Output every line of the material exactly, omitting images.

**Source data:**
(begin)
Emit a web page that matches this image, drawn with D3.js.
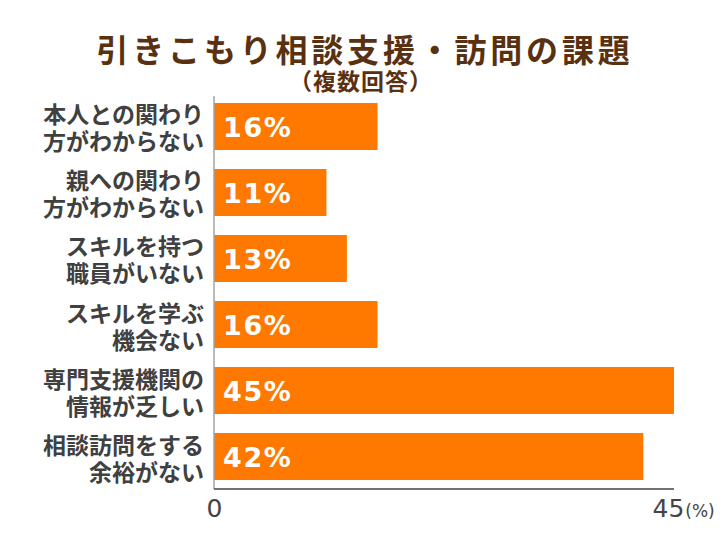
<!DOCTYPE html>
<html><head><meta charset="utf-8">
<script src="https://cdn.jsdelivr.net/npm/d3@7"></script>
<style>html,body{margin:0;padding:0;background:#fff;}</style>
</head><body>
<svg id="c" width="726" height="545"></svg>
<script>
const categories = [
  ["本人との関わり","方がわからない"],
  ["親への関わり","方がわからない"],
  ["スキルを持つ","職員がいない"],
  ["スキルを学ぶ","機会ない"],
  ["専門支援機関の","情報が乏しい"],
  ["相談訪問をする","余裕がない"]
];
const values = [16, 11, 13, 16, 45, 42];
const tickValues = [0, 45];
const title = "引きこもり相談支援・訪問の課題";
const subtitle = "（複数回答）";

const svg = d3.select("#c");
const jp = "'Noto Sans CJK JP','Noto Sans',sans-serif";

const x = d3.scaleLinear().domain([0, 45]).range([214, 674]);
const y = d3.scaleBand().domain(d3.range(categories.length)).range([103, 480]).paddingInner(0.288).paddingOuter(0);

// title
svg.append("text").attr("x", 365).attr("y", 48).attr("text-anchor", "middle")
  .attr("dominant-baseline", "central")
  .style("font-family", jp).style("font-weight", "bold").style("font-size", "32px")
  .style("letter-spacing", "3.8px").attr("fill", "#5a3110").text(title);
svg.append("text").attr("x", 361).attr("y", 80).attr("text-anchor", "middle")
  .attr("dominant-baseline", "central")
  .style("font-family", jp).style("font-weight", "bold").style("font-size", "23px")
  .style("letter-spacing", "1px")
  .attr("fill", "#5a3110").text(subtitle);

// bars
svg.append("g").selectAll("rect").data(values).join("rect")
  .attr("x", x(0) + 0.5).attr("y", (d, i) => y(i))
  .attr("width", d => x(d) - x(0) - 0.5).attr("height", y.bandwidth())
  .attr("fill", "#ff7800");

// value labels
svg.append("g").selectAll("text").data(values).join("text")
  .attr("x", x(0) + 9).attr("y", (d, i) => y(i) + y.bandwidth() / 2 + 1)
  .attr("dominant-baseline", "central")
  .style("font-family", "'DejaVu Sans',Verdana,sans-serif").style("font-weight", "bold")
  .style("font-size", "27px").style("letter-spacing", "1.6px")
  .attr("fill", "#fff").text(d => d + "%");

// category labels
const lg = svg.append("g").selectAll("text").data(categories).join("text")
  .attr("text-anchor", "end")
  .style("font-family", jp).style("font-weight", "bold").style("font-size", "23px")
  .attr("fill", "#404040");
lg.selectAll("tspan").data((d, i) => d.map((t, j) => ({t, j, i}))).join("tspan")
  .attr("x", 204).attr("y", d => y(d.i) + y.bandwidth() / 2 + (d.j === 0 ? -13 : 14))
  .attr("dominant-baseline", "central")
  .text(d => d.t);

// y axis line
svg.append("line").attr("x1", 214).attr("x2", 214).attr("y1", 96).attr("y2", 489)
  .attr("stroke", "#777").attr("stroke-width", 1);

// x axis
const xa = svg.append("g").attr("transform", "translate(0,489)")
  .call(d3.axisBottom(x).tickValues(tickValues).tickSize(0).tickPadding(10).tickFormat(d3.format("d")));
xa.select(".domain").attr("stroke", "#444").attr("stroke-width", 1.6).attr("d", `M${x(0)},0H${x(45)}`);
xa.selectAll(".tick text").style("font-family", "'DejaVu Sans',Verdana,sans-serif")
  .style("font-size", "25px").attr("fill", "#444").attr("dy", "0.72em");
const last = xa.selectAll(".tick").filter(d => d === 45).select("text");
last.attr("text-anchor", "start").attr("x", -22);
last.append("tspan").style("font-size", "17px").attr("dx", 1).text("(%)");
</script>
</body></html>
(end)
**Output for this exercise:**
Emit a web page that matches this image, drawn with D3.js.
<!DOCTYPE html>
<html><head><meta charset="utf-8">
<script src="https://cdn.jsdelivr.net/npm/d3@7"></script>
<style>html,body{margin:0;padding:0;background:#fff;}</style>
</head><body>
<svg id="c" width="726" height="545"></svg>
<script>
const categories = [
  ["本人との関わり","方がわからない"],
  ["親への関わり","方がわからない"],
  ["スキルを持つ","職員がいない"],
  ["スキルを学ぶ","機会ない"],
  ["専門支援機関の","情報が乏しい"],
  ["相談訪問をする","余裕がない"]
];
const values = [16, 11, 13, 16, 45, 42];
const tickValues = [0, 45];
const title = "引きこもり相談支援・訪問の課題";
const subtitle = "（複数回答）";

const svg = d3.select("#c");
const jp = "'Noto Sans CJK JP','Noto Sans',sans-serif";

const x = d3.scaleLinear().domain([0, 45]).range([214, 674]);
const y = d3.scaleBand().domain(d3.range(categories.length)).range([103, 480]).paddingInner(0.288).paddingOuter(0);

// title
svg.append("text").attr("x", 365).attr("y", 48).attr("text-anchor", "middle")
  .attr("dominant-baseline", "central")
  .style("font-family", jp).style("font-weight", "bold").style("font-size", "32px")
  .style("letter-spacing", "3.8px").attr("fill", "#5a3110").text(title);
svg.append("text").attr("x", 361).attr("y", 80).attr("text-anchor", "middle")
  .attr("dominant-baseline", "central")
  .style("font-family", jp).style("font-weight", "bold").style("font-size", "23px")
  .style("letter-spacing", "1px")
  .attr("fill", "#5a3110").text(subtitle);

// bars
svg.append("g").selectAll("rect").data(values).join("rect")
  .attr("x", x(0) + 0.5).attr("y", (d, i) => y(i))
  .attr("width", d => x(d) - x(0) - 0.5).attr("height", y.bandwidth())
  .attr("fill", "#ff7800");

// value labels
svg.append("g").selectAll("text").data(values).join("text")
  .attr("x", x(0) + 9).attr("y", (d, i) => y(i) + y.bandwidth() / 2 + 1)
  .attr("dominant-baseline", "central")
  .style("font-family", "'DejaVu Sans',Verdana,sans-serif").style("font-weight", "bold")
  .style("font-size", "27px").style("letter-spacing", "1.6px")
  .attr("fill", "#fff").text(d => d + "%");

// category labels
const lg = svg.append("g").selectAll("text").data(categories).join("text")
  .attr("text-anchor", "end")
  .style("font-family", jp).style("font-weight", "bold").style("font-size", "23px")
  .attr("fill", "#404040");
lg.selectAll("tspan").data((d, i) => d.map((t, j) => ({t, j, i}))).join("tspan")
  .attr("x", 204).attr("y", d => y(d.i) + y.bandwidth() / 2 + (d.j === 0 ? -13 : 14))
  .attr("dominant-baseline", "central")
  .text(d => d.t);

// y axis line
svg.append("line").attr("x1", 214).attr("x2", 214).attr("y1", 96).attr("y2", 489)
  .attr("stroke", "#777").attr("stroke-width", 1);

// x axis
const xa = svg.append("g").attr("transform", "translate(0,489)")
  .call(d3.axisBottom(x).tickValues(tickValues).tickSize(0).tickPadding(10).tickFormat(d3.format("d")));
xa.select(".domain").attr("stroke", "#444").attr("stroke-width", 1.6).attr("d", `M${x(0)},0H${x(45)}`);
xa.selectAll(".tick text").style("font-family", "'DejaVu Sans',Verdana,sans-serif")
  .style("font-size", "25px").attr("fill", "#444").attr("dy", "0.72em");
const last = xa.selectAll(".tick").filter(d => d === 45).select("text");
last.attr("text-anchor", "start").attr("x", -22);
last.append("tspan").style("font-size", "17px").attr("dx", 1).text("(%)");
</script>
</body></html>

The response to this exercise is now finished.